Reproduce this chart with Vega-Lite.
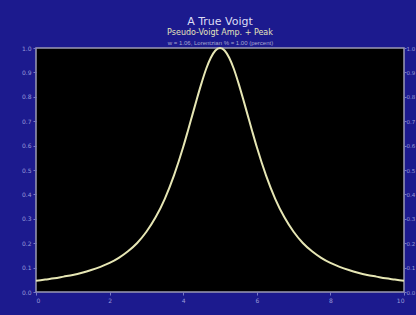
{
  "$schema": "https://vega.github.io/schema/vega-lite/v6.json",
  "width": 368,
  "height": 244,
  "autosize": {"type": "none"},
  "padding": {"left": 36, "top": 48, "right": 12, "bottom": 23},
  "background": "#1c1a8e",
  "title": {
    "text": "A True Voigt",
    "subtitle": "Pseudo-Voigt Amp. + Peak",
    "color": "#dcdcf4",
    "fontSize": 11,
    "font": "DejaVu Sans",
    "fontWeight": "normal",
    "subtitleColor": "#e4e4bc",
    "subtitleFont": "DejaVu Sans",
    "subtitleFontSize": 8,
    "subtitlePadding": 2,
    "offset": 2,
    "anchor": "middle"
  },
  "data": {
    "values": [
      {"x": 0, "y": 0.046}, {"x": 0.25, "y": 0.051}, {"x": 0.5, "y": 0.056}, {"x": 0.75, "y": 0.063},
      {"x": 1, "y": 0.070}, {"x": 1.25, "y": 0.079}, {"x": 1.5, "y": 0.090}, {"x": 1.75, "y": 0.103},
      {"x": 2, "y": 0.119}, {"x": 2.25, "y": 0.140}, {"x": 2.5, "y": 0.167}, {"x": 2.75, "y": 0.201},
      {"x": 3, "y": 0.247}, {"x": 3.25, "y": 0.306}, {"x": 3.5, "y": 0.382}, {"x": 3.75, "y": 0.478},
      {"x": 4, "y": 0.594}, {"x": 4.125, "y": 0.659}, {"x": 4.25, "y": 0.726}, {"x": 4.375, "y": 0.793},
      {"x": 4.5, "y": 0.857}, {"x": 4.625, "y": 0.915}, {"x": 4.75, "y": 0.960}, {"x": 4.875, "y": 0.990},
      {"x": 5, "y": 1.0},
      {"x": 5.125, "y": 0.990}, {"x": 5.25, "y": 0.960}, {"x": 5.375, "y": 0.915}, {"x": 5.5, "y": 0.857},
      {"x": 5.625, "y": 0.793}, {"x": 5.75, "y": 0.726}, {"x": 5.875, "y": 0.659}, {"x": 6, "y": 0.594},
      {"x": 6.25, "y": 0.478}, {"x": 6.5, "y": 0.382}, {"x": 6.75, "y": 0.306}, {"x": 7, "y": 0.247},
      {"x": 7.25, "y": 0.201}, {"x": 7.5, "y": 0.167}, {"x": 7.75, "y": 0.140}, {"x": 8, "y": 0.119},
      {"x": 8.25, "y": 0.103}, {"x": 8.5, "y": 0.090}, {"x": 8.75, "y": 0.079}, {"x": 9, "y": 0.070},
      {"x": 9.25, "y": 0.063}, {"x": 9.5, "y": 0.056}, {"x": 9.75, "y": 0.051}, {"x": 10, "y": 0.046}
    ]
  },
  "layer": [
    {
      "mark": {"type": "line", "color": "#e6e6b4", "strokeWidth": 2, "interpolate": "monotone"},
      "encoding": {
        "x": {"field": "x", "type": "quantitative", "scale": {"domain": [0, 10], "nice": false},
              "axis": {"values": [0, 2, 4, 6, 8, 10], "title": null, "orient": "bottom"}},
        "y": {"field": "y", "type": "quantitative", "scale": {"domain": [0, 1], "nice": false},
              "axis": {"values": [0, 0.1, 0.2, 0.3, 0.4, 0.5, 0.6, 0.7, 0.8, 0.9, 1], "format": ".1f", "title": null, "orient": "left"}}
      }
    },
    {
      "mark": {"type": "line", "opacity": 0},
      "encoding": {
        "x": {"field": "x", "type": "quantitative",
              "axis": {"orient": "top", "labels": false, "ticks": false, "domain": false,
                       "title": "w = 1.06,  Lorentzian % = 1.00 (percent)", "titleFontSize": 6,
                       "titleColor": "#a8a8d0", "titleFontWeight": "normal", "titlePadding": 3}},
        "y": {"field": "y", "type": "quantitative",
              "axis": {"orient": "right", "values": [0, 0.1, 0.2, 0.3, 0.4, 0.5, 0.6, 0.7, 0.8, 0.9, 1],
                       "format": ".1f", "title": null, "tickSize": 2, "labelPadding": 0, "labelFontSize": 5.5}}
      }
    }
  ],
  "resolve": {"axis": {"x": "independent", "y": "independent"}},
  "config": {
    "view": {"fill": "#000000", "stroke": "#9a9ab4", "strokeWidth": 1.5},
    "axis": {
      "grid": false,
      "domain": false,
      "tickColor": "#7a7ac4",
      "tickSize": 3,
      "labelColor": "#9a9ad8",
      "labelFontSize": 6,
      "labelFont": "DejaVu Sans",
      "labelPadding": 2
    }
  }
}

GIVEN REQUEST
What is needed is an exact reproduction of the data, pictures excluded.

REPLY
Reproduce this chart with Vega-Lite.
{
  "$schema": "https://vega.github.io/schema/vega-lite/v6.json",
  "width": 368,
  "height": 244,
  "autosize": {"type": "none"},
  "padding": {"left": 36, "top": 48, "right": 12, "bottom": 23},
  "background": "#1c1a8e",
  "title": {
    "text": "A True Voigt",
    "subtitle": "Pseudo-Voigt Amp. + Peak",
    "color": "#dcdcf4",
    "fontSize": 11,
    "font": "DejaVu Sans",
    "fontWeight": "normal",
    "subtitleColor": "#e4e4bc",
    "subtitleFont": "DejaVu Sans",
    "subtitleFontSize": 8,
    "subtitlePadding": 2,
    "offset": 2,
    "anchor": "middle"
  },
  "data": {
    "values": [
      {"x": 0, "y": 0.046}, {"x": 0.25, "y": 0.051}, {"x": 0.5, "y": 0.056}, {"x": 0.75, "y": 0.063},
      {"x": 1, "y": 0.070}, {"x": 1.25, "y": 0.079}, {"x": 1.5, "y": 0.090}, {"x": 1.75, "y": 0.103},
      {"x": 2, "y": 0.119}, {"x": 2.25, "y": 0.140}, {"x": 2.5, "y": 0.167}, {"x": 2.75, "y": 0.201},
      {"x": 3, "y": 0.247}, {"x": 3.25, "y": 0.306}, {"x": 3.5, "y": 0.382}, {"x": 3.75, "y": 0.478},
      {"x": 4, "y": 0.594}, {"x": 4.125, "y": 0.659}, {"x": 4.25, "y": 0.726}, {"x": 4.375, "y": 0.793},
      {"x": 4.5, "y": 0.857}, {"x": 4.625, "y": 0.915}, {"x": 4.75, "y": 0.960}, {"x": 4.875, "y": 0.990},
      {"x": 5, "y": 1.0},
      {"x": 5.125, "y": 0.990}, {"x": 5.25, "y": 0.960}, {"x": 5.375, "y": 0.915}, {"x": 5.5, "y": 0.857},
      {"x": 5.625, "y": 0.793}, {"x": 5.75, "y": 0.726}, {"x": 5.875, "y": 0.659}, {"x": 6, "y": 0.594},
      {"x": 6.25, "y": 0.478}, {"x": 6.5, "y": 0.382}, {"x": 6.75, "y": 0.306}, {"x": 7, "y": 0.247},
      {"x": 7.25, "y": 0.201}, {"x": 7.5, "y": 0.167}, {"x": 7.75, "y": 0.140}, {"x": 8, "y": 0.119},
      {"x": 8.25, "y": 0.103}, {"x": 8.5, "y": 0.090}, {"x": 8.75, "y": 0.079}, {"x": 9, "y": 0.070},
      {"x": 9.25, "y": 0.063}, {"x": 9.5, "y": 0.056}, {"x": 9.75, "y": 0.051}, {"x": 10, "y": 0.046}
    ]
  },
  "layer": [
    {
      "mark": {"type": "line", "color": "#e6e6b4", "strokeWidth": 2, "interpolate": "monotone"},
      "encoding": {
        "x": {"field": "x", "type": "quantitative", "scale": {"domain": [0, 10], "nice": false},
              "axis": {"values": [0, 2, 4, 6, 8, 10], "title": null, "orient": "bottom"}},
        "y": {"field": "y", "type": "quantitative", "scale": {"domain": [0, 1], "nice": false},
              "axis": {"values": [0, 0.1, 0.2, 0.3, 0.4, 0.5, 0.6, 0.7, 0.8, 0.9, 1], "format": ".1f", "title": null, "orient": "left"}}
      }
    },
    {
      "mark": {"type": "line", "opacity": 0},
      "encoding": {
        "x": {"field": "x", "type": "quantitative",
              "axis": {"orient": "top", "labels": false, "ticks": false, "domain": false,
                       "title": "w = 1.06,  Lorentzian % = 1.00 (percent)", "titleFontSize": 6,
                       "titleColor": "#a8a8d0", "titleFontWeight": "normal", "titlePadding": 3}},
        "y": {"field": "y", "type": "quantitative",
              "axis": {"orient": "right", "values": [0, 0.1, 0.2, 0.3, 0.4, 0.5, 0.6, 0.7, 0.8, 0.9, 1],
                       "format": ".1f", "title": null, "tickSize": 2, "labelPadding": 0, "labelFontSize": 5.5}}
      }
    }
  ],
  "resolve": {"axis": {"x": "independent", "y": "independent"}},
  "config": {
    "view": {"fill": "#000000", "stroke": "#9a9ab4", "strokeWidth": 1.5},
    "axis": {
      "grid": false,
      "domain": false,
      "tickColor": "#7a7ac4",
      "tickSize": 3,
      "labelColor": "#9a9ad8",
      "labelFontSize": 6,
      "labelFont": "DejaVu Sans",
      "labelPadding": 2
    }
  }
}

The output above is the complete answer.